Starting life as a trainee within the Commercial Litigation and Dispute Resolution department

When I received a call from one of SA Law’s partners asking me whether I was available to start my training contract six months earlier than planned, I was excited to start my legal career but I was also slightly anxious. I remember my first day vividly; the workload, the people, the environment and the computer applications were all new to me and I was unsure whether I would be able to recall what I had studied in law school. However I was quickly reassured by the welcoming and supportive culture at SA Law. I have now completed my first seat in Commercial Litigation and Dispute Resolution (CDR) and I am stunned by how much responsibility and client contact I have had in my first six months.

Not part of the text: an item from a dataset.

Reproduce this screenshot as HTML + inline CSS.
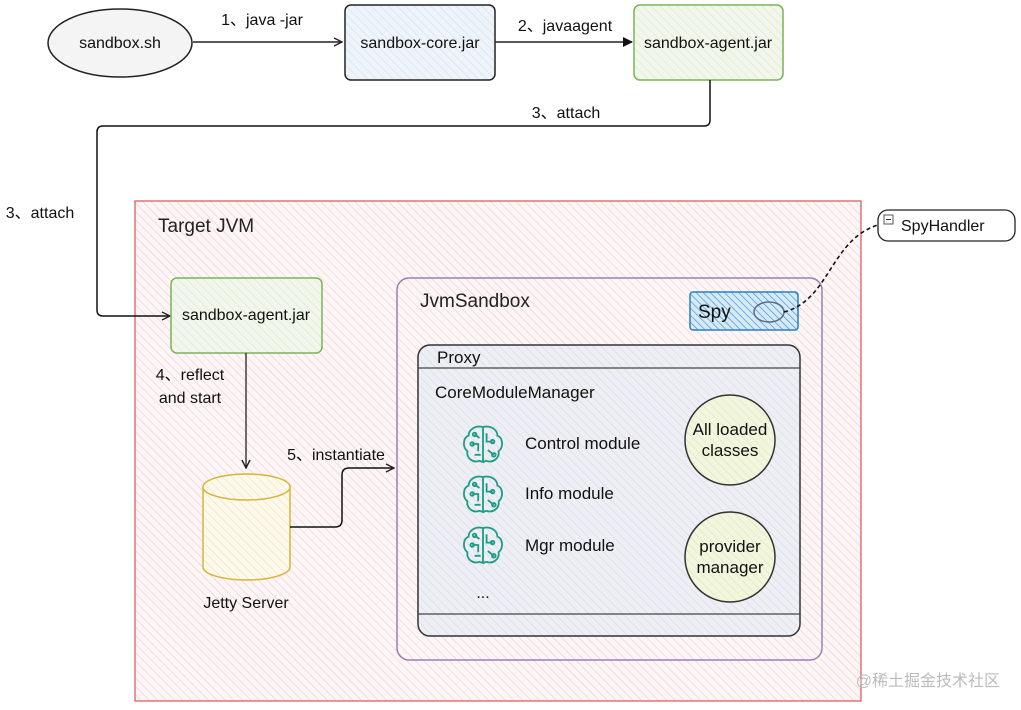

When I joined the CDR department, I was told by many of my colleagues that it would be a tough seat, over and above it being my first seat. I quickly realised how accurate that was. Within a few days of starting in the department, I had attended a mediation with a senior associate, carried out a document review at a client’s office, attended a court hearing on my own and observed a lengthy client meeting with counsel on an intricate claim worth over one million pounds. From the outset, I was also entrusted to run a senior associate’s matter under his supervision, which involved taking instructions from our client and drafting lengthy correspondence to the opponent’s solicitors. During my seat, I was often asked to find answers to various obscure questions; whilst I used to find this unnerving, carrying out research has now become second nature to me. My research on a particular form of insolvency arrangement was incorporated into a senior associate’s article for an established journal. I have also been involved in matters with an international dimension, including comparing our laws on commercial agency to those implemented in Italy.

Whilst working closely with associates and partners on high value and complex cases, I was assigned my own caseload of debt recovery matters. This has been particularly valuable. Having responsibility for these matters from start to finish provided me with a detailed understanding of the litigation process. As well as responding to numerous queries from clients, liaising with the court and drafting pre-action letters and court documents, I have been given the opportunity to build client relationships.

The CDR team provide advice on a wide array of disputes, acting for individuals and businesses, and as claimant and defendant. This meant that there was never a dull moment during my seat. The busy nature of the department, combined with strict court deadlines, also meant that it was important to be able to work under pressure and remain organised. Whilst I reviewed my to-do list and prioritised the items on it each morning, it was a constant juggling exercise as new enquiry telephone calls and e-mails would come in throughout the day. Whilst this unpredictability used to make me nervous, I became more and more comfortable with it.

Trainees at SA Law are expected to work hard, but they are also included in department meetings, firm social events and networking events, including those organised by the Hertfordshire Junior Lawyers Division and the Hertfordshire Law Society. I have particularly enjoyed looking after work experience students as part of our community and social responsibility programme and I am looking forward to attending a careers fair at a local college.

Whilst it was not always easy being outside of my comfort zone during my CDR seat, it has allowed me to develop my confidence and skillset, providing an extremely rewarding experience. I learnt a lot simply by listening to solicitors and partners asking relevant questions and providing clear and structured advice in our open plan office. I now look forward to the challenges that my next seat brings.